- Data rows

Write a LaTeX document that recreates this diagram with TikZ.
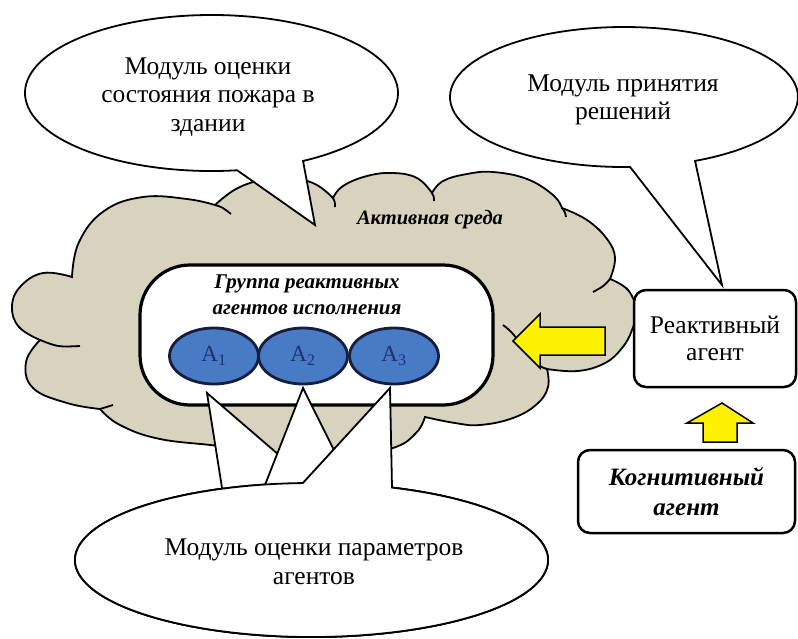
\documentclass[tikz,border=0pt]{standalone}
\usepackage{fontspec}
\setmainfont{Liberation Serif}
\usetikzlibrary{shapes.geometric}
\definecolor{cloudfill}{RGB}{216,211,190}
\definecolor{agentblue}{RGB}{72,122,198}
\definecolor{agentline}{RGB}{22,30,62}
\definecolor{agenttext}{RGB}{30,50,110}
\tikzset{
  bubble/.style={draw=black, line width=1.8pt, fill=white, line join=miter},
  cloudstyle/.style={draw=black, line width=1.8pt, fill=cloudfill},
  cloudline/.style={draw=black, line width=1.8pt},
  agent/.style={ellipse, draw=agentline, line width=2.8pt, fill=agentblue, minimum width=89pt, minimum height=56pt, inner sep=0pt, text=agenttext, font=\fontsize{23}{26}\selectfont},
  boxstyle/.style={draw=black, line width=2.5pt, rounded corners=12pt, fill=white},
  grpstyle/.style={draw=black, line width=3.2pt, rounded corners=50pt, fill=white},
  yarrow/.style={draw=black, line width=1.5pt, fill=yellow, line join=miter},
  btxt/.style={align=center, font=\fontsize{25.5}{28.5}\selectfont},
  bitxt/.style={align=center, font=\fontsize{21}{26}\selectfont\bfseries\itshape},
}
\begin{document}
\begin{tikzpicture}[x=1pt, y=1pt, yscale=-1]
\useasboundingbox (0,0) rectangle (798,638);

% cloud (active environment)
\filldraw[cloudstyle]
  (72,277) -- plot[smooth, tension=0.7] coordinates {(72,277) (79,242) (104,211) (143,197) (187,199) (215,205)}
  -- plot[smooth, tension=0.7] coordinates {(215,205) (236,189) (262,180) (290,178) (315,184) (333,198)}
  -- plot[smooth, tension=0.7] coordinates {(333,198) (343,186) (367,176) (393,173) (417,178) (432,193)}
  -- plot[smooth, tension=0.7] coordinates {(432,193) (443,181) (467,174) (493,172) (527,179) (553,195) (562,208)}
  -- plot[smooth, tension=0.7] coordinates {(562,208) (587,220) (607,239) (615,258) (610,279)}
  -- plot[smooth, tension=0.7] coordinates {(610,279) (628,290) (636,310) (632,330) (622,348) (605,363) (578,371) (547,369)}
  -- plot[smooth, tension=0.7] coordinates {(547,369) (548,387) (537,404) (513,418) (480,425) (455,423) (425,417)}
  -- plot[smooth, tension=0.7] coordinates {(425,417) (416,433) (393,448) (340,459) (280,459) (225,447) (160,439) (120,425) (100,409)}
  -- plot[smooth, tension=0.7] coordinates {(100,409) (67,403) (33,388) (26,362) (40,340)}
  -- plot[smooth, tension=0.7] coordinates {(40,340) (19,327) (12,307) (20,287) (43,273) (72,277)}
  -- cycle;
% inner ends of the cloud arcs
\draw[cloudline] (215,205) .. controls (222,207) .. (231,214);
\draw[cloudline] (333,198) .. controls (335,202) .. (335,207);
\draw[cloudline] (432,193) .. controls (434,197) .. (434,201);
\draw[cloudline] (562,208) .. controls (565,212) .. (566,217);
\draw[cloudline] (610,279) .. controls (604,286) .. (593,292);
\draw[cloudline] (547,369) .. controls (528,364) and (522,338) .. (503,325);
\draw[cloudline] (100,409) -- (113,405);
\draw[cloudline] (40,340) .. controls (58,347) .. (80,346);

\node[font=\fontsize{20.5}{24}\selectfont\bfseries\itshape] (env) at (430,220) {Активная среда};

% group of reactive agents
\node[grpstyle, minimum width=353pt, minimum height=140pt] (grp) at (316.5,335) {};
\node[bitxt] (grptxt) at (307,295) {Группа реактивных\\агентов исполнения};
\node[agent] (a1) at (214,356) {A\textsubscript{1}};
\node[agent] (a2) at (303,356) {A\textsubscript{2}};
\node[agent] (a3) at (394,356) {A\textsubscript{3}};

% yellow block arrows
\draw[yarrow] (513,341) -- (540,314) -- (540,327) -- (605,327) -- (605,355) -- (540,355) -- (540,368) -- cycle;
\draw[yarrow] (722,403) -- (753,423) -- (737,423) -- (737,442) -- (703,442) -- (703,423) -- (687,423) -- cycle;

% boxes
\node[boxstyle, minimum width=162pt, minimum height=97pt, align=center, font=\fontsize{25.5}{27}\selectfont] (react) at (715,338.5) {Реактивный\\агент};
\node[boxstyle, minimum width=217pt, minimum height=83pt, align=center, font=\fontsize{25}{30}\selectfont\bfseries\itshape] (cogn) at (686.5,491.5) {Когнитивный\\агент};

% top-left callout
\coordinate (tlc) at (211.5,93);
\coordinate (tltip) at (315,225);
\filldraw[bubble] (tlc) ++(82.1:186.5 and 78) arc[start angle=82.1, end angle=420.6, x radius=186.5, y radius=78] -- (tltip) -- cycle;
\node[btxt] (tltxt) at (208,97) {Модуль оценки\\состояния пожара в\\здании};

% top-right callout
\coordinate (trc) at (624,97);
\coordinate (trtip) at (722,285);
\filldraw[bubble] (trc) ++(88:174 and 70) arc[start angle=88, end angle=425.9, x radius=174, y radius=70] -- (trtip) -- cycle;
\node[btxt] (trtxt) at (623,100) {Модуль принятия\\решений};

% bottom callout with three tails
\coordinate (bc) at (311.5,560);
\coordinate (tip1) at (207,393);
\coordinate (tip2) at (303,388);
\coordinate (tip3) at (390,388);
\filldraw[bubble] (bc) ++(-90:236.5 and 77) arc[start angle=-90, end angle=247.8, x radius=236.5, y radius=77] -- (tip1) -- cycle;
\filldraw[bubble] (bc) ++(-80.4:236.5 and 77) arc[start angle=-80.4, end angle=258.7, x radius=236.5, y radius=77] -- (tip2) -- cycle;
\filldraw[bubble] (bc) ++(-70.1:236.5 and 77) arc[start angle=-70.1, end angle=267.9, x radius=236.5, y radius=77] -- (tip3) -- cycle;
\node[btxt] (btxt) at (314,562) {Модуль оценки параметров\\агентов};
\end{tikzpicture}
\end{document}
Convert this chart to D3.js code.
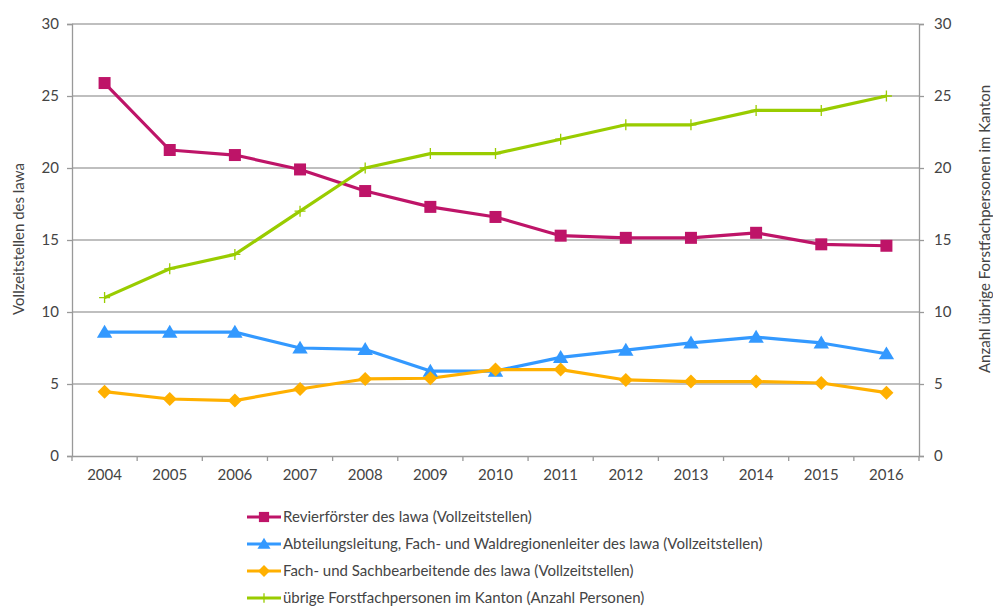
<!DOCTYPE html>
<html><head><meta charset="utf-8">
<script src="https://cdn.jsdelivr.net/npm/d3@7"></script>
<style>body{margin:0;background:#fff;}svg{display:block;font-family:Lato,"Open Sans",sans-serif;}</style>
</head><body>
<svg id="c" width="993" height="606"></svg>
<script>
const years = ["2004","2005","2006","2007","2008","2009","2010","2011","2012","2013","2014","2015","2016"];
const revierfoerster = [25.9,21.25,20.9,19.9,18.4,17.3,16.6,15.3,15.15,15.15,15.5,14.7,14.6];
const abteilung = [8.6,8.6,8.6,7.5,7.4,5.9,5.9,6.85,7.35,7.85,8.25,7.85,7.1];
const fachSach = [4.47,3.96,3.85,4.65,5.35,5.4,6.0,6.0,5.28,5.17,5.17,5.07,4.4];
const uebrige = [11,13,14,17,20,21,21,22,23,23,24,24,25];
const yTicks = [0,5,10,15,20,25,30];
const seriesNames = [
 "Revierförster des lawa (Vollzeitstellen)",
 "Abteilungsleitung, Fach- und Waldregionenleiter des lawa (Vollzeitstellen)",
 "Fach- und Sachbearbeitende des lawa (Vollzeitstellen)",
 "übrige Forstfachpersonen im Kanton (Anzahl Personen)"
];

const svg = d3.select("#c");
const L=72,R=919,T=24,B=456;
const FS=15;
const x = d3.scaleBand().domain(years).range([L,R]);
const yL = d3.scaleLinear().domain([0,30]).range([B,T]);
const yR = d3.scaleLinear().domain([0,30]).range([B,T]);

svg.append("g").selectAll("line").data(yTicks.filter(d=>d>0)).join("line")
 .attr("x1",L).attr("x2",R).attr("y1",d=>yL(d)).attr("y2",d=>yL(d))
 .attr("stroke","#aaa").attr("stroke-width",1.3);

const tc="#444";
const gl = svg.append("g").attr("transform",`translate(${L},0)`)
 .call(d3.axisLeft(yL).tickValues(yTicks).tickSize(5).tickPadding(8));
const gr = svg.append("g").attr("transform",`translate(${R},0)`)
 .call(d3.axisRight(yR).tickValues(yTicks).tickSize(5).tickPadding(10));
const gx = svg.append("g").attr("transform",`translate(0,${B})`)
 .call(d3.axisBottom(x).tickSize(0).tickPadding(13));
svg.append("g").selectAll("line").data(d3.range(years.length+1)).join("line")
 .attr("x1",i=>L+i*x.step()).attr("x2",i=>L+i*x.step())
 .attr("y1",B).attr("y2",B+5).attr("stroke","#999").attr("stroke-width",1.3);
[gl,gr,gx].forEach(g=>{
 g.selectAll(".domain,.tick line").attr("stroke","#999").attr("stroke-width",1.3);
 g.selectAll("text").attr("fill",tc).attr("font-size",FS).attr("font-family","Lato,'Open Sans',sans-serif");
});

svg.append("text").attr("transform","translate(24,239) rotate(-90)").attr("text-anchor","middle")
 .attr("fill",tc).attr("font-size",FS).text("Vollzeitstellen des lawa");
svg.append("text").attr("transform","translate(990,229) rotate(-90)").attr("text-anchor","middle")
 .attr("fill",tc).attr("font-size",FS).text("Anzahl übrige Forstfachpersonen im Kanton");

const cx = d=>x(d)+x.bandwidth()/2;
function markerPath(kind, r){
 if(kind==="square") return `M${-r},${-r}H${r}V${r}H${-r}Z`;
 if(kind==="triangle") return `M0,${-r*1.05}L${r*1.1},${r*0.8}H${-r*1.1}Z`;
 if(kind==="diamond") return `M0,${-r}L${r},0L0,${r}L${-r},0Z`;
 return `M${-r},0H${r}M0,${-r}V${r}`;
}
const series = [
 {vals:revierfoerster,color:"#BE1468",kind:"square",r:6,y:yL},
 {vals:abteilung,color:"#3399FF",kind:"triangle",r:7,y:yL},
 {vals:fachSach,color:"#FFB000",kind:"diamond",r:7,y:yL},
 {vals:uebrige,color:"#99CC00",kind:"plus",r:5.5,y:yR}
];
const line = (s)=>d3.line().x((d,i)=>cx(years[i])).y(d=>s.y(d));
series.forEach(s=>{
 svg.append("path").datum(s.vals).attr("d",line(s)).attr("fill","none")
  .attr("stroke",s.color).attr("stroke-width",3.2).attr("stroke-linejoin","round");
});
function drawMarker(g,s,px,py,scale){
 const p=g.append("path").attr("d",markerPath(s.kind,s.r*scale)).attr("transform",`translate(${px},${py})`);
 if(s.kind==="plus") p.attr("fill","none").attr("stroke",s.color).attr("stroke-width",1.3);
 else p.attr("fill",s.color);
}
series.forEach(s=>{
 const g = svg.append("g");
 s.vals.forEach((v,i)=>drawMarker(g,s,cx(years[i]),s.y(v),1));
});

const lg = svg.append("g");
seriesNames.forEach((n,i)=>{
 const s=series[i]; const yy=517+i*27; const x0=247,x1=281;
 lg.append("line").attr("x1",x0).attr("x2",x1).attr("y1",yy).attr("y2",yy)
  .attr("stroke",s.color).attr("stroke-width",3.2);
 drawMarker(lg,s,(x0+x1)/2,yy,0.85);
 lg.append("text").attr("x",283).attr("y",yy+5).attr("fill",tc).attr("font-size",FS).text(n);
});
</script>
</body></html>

- Task statement
For the records above, state how many lines include the string "with", giving the number and nothing else.

- Worked solution
2